BEGIN

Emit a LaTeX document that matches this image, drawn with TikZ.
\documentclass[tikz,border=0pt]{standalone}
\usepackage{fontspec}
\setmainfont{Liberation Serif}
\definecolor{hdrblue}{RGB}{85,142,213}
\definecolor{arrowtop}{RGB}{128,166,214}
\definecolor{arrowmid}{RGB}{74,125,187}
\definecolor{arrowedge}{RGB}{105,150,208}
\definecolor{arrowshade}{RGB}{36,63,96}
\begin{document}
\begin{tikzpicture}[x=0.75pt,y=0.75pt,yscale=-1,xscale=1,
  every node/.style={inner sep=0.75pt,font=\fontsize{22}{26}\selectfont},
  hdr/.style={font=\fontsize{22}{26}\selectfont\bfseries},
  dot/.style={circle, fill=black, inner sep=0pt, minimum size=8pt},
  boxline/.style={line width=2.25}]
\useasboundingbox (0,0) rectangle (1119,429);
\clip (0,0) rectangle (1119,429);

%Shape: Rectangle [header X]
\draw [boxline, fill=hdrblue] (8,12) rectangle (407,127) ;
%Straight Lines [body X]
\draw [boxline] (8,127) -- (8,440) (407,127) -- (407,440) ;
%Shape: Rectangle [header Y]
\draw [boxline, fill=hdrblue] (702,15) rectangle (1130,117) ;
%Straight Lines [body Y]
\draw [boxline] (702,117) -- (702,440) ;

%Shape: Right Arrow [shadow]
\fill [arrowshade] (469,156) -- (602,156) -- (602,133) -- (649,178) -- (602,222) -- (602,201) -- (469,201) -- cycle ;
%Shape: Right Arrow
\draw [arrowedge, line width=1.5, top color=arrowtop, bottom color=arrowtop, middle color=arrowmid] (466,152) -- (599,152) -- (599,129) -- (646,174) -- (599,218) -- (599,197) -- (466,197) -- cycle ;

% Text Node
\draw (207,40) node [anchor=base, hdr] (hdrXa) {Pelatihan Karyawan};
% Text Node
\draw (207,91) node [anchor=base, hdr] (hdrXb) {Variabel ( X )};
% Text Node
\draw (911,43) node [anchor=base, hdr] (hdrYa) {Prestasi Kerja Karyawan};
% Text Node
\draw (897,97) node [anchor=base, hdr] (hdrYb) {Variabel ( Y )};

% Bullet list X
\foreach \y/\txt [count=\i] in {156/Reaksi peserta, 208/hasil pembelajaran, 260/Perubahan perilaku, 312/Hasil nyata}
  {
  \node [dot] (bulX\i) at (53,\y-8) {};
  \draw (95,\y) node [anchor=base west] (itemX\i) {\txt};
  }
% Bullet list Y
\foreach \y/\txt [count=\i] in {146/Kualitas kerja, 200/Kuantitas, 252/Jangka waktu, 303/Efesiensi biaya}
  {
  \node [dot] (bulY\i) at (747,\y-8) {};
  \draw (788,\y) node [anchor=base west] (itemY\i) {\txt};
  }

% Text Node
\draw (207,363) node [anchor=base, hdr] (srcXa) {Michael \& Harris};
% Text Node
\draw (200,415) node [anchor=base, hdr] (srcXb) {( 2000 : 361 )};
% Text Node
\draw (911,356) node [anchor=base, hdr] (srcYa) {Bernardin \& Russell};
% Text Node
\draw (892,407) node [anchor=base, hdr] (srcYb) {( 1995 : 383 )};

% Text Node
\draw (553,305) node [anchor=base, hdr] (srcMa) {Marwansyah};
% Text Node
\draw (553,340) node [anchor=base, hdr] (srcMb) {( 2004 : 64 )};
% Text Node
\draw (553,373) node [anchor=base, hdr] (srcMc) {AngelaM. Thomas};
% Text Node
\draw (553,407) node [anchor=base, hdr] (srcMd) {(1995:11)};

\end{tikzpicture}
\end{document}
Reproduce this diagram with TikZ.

END

Stated task: Quote the data in full, keeping each word unchanged.

Answer to the exercise:
Emit a LaTeX document that matches this image, drawn with TikZ.
\documentclass[tikz,border=0pt]{standalone}
\usepackage{fontspec}
\setmainfont{Liberation Serif}
\definecolor{hdrblue}{RGB}{85,142,213}
\definecolor{arrowtop}{RGB}{128,166,214}
\definecolor{arrowmid}{RGB}{74,125,187}
\definecolor{arrowedge}{RGB}{105,150,208}
\definecolor{arrowshade}{RGB}{36,63,96}
\begin{document}
\begin{tikzpicture}[x=0.75pt,y=0.75pt,yscale=-1,xscale=1,
  every node/.style={inner sep=0.75pt,font=\fontsize{22}{26}\selectfont},
  hdr/.style={font=\fontsize{22}{26}\selectfont\bfseries},
  dot/.style={circle, fill=black, inner sep=0pt, minimum size=8pt},
  boxline/.style={line width=2.25}]
\useasboundingbox (0,0) rectangle (1119,429);
\clip (0,0) rectangle (1119,429);

%Shape: Rectangle [header X]
\draw [boxline, fill=hdrblue] (8,12) rectangle (407,127) ;
%Straight Lines [body X]
\draw [boxline] (8,127) -- (8,440) (407,127) -- (407,440) ;
%Shape: Rectangle [header Y]
\draw [boxline, fill=hdrblue] (702,15) rectangle (1130,117) ;
%Straight Lines [body Y]
\draw [boxline] (702,117) -- (702,440) ;

%Shape: Right Arrow [shadow]
\fill [arrowshade] (469,156) -- (602,156) -- (602,133) -- (649,178) -- (602,222) -- (602,201) -- (469,201) -- cycle ;
%Shape: Right Arrow
\draw [arrowedge, line width=1.5, top color=arrowtop, bottom color=arrowtop, middle color=arrowmid] (466,152) -- (599,152) -- (599,129) -- (646,174) -- (599,218) -- (599,197) -- (466,197) -- cycle ;

% Text Node
\draw (207,40) node [anchor=base, hdr] (hdrXa) {Pelatihan Karyawan};
% Text Node
\draw (207,91) node [anchor=base, hdr] (hdrXb) {Variabel ( X )};
% Text Node
\draw (911,43) node [anchor=base, hdr] (hdrYa) {Prestasi Kerja Karyawan};
% Text Node
\draw (897,97) node [anchor=base, hdr] (hdrYb) {Variabel ( Y )};

% Bullet list X
\foreach \y/\txt [count=\i] in {156/Reaksi peserta, 208/hasil pembelajaran, 260/Perubahan perilaku, 312/Hasil nyata}
  {
  \node [dot] (bulX\i) at (53,\y-8) {};
  \draw (95,\y) node [anchor=base west] (itemX\i) {\txt};
  }
% Bullet list Y
\foreach \y/\txt [count=\i] in {146/Kualitas kerja, 200/Kuantitas, 252/Jangka waktu, 303/Efesiensi biaya}
  {
  \node [dot] (bulY\i) at (747,\y-8) {};
  \draw (788,\y) node [anchor=base west] (itemY\i) {\txt};
  }

% Text Node
\draw (207,363) node [anchor=base, hdr] (srcXa) {Michael \& Harris};
% Text Node
\draw (200,415) node [anchor=base, hdr] (srcXb) {( 2000 : 361 )};
% Text Node
\draw (911,356) node [anchor=base, hdr] (srcYa) {Bernardin \& Russell};
% Text Node
\draw (892,407) node [anchor=base, hdr] (srcYb) {( 1995 : 383 )};

% Text Node
\draw (553,305) node [anchor=base, hdr] (srcMa) {Marwansyah};
% Text Node
\draw (553,340) node [anchor=base, hdr] (srcMb) {( 2004 : 64 )};
% Text Node
\draw (553,373) node [anchor=base, hdr] (srcMc) {AngelaM. Thomas};
% Text Node
\draw (553,407) node [anchor=base, hdr] (srcMd) {(1995:11)};

\end{tikzpicture}
\end{document}
Reproduce this diagram with TikZ.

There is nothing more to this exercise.